INIBORNEO.COM, Pontianak – Menandai satu dekade perjalanan kolektif seni Balaan Tuman Ensemble, festival musik dan seni bunyi bertajuk Habe Fest resmi digelar di Pontianak, Kalimantan Barat. Mengusung semangat desentralisasi, festival ini akan berlangsung pada 23–31 Mei 2025 dengan berbagai rangkaian kegiatan di sejumlah titik kota seperti Port99, Taman Budaya Kalimantan Barat, dan kawasan Sungai Jawi.
Direktur Balaan Tuman, Nursalim Yadi, menyebut Habe Fest sebagai ruang bagi pertemuan, pertukaran, dan perayaan antar seniman Kalbar yang bertujuan melahirkan pengetahuan baru dari praktik kesenian itu sendiri.
“Festival ini adalah bentuk belajar melalui tiga aspek kunci: pertemuan, pertukaran, dan perayaan. Tiga aspek ini yang memproduksi pengetahuan. Jadi, festival ini bukan sekadar menghabiskan anggaran atau merayakan sesuatu yang semarak, tapi membuka ruang bagi lahirnya hal-hal baru,” ujar Nursalim.

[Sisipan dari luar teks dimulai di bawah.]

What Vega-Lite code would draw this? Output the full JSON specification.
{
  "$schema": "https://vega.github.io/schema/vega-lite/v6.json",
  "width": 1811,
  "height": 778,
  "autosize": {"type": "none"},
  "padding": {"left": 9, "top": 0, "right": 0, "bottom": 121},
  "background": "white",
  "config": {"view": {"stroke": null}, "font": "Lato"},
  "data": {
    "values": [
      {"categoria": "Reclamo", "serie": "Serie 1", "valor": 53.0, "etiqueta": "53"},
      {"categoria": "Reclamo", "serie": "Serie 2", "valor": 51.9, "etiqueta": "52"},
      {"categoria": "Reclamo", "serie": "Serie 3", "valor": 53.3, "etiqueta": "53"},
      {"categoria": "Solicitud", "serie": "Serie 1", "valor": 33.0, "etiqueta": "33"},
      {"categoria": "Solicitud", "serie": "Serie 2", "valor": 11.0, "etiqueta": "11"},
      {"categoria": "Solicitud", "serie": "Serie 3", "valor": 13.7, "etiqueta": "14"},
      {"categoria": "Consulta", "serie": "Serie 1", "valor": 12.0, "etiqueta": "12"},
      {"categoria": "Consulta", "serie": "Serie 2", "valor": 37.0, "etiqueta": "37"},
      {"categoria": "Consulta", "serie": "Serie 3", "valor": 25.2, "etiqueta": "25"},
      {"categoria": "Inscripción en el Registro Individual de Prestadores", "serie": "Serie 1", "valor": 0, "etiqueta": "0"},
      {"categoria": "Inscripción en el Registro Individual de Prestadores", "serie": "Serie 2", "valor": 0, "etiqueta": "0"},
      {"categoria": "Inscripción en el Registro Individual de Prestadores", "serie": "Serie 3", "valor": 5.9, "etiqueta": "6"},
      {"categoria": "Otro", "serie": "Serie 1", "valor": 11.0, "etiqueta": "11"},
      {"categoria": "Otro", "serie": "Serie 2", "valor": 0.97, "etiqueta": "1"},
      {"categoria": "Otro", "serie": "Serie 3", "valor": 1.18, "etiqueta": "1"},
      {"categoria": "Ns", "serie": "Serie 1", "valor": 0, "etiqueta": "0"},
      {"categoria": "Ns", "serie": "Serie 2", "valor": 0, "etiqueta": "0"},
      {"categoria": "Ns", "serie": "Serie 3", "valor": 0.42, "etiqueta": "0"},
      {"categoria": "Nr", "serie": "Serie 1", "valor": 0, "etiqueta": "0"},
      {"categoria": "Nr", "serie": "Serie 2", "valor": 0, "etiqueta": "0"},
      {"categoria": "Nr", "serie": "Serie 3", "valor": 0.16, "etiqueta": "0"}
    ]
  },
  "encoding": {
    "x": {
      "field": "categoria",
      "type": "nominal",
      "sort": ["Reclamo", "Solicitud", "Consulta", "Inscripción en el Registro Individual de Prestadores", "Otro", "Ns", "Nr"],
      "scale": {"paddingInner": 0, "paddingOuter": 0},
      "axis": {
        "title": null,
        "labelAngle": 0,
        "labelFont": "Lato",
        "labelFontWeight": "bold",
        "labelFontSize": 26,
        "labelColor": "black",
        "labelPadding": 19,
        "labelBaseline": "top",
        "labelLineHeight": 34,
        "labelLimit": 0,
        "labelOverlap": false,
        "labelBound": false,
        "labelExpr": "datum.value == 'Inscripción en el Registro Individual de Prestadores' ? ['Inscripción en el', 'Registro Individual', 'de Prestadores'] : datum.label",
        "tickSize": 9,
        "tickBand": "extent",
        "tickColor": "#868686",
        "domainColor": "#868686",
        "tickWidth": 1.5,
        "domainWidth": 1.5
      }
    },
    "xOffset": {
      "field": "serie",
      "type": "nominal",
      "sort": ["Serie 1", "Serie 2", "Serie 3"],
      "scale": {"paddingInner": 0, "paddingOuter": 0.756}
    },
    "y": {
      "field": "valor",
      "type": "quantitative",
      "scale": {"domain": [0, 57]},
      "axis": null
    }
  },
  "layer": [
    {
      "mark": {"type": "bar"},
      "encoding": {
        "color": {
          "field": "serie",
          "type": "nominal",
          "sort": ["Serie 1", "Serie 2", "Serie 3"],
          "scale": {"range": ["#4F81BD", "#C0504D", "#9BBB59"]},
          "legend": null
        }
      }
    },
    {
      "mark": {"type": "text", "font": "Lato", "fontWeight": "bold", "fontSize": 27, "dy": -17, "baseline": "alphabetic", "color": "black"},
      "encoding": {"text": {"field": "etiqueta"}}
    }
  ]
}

Nama Habe diambil dari bahasa Kayan, salah satu kelompok etnis Dayak yang mendiami Kalimantan Barat dan Kalimantan Timur. Dalam bahasa tersebut, habe berarti sahutan.

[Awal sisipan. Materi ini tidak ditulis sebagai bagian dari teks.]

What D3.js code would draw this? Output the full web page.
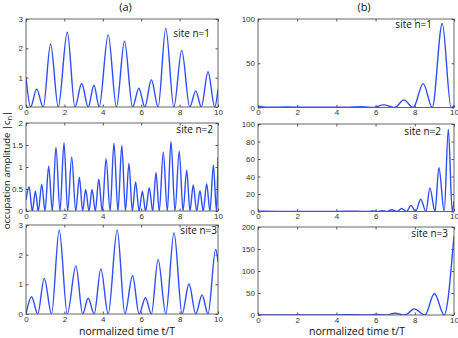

“Kami merasa kata ini mewakili semangat kolektif kami. Dalam tradisi musikal lokal, sahutan lazim terjadi ketika satu orang menyanyi dan yang lain menyahut secara kolektif. Ini kami maknai sebagai kerja bersama dalam merespons sesuatu secara setara,” lanjutnya.
Habe Fest menghadirkan berbagai kegiatan seperti pertunjukan karya baru, forum diskusi, lokakarya, hingga pameran instalasi bunyi. Festival ini mencoba membuka ruang-ruang baru yang lebih reflektif dan terbuka untuk kesenian tradisi, yang selama ini sering hanya tampil di ranah seremonial atau komunitas tertutup.

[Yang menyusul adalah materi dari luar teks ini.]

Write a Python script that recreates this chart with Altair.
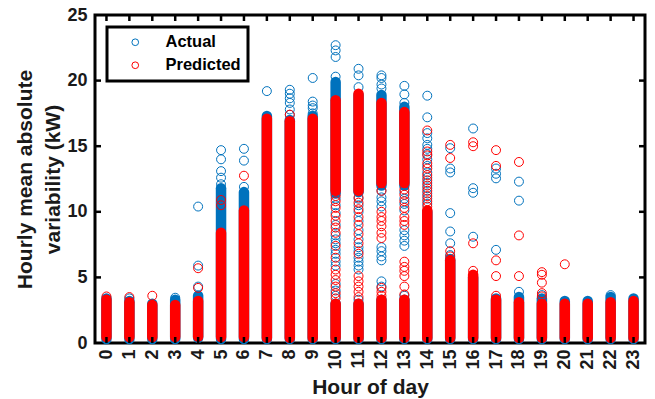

“Kelompok hadrah, misalnya, biasanya hanya tampil di acara keagamaan atau pernikahan. Di Habe Fest, kami ingin memberi ruang yang lebih artistik dan eksploratif untuk praktik-praktik semacam itu,” jelas Nursalim.
Selama sepuluh tahun terakhir, Balaan Tuman dikenal lewat karya-karya artistik di bidang musik serta konsistensinya dalam kerja-kerja pengarsipan—dari arsip bunyi, tulisan, hingga dokumentasi visual.
“Semua ini lahir dari ketertarikan kami terhadap musik tradisi dan pentingnya mengabadikan bentuk-bentuknya. Walaupun kami belum tahu akan dibawa ke mana, pengarsipan ini penting sebagai pijakan,” pungkasnya.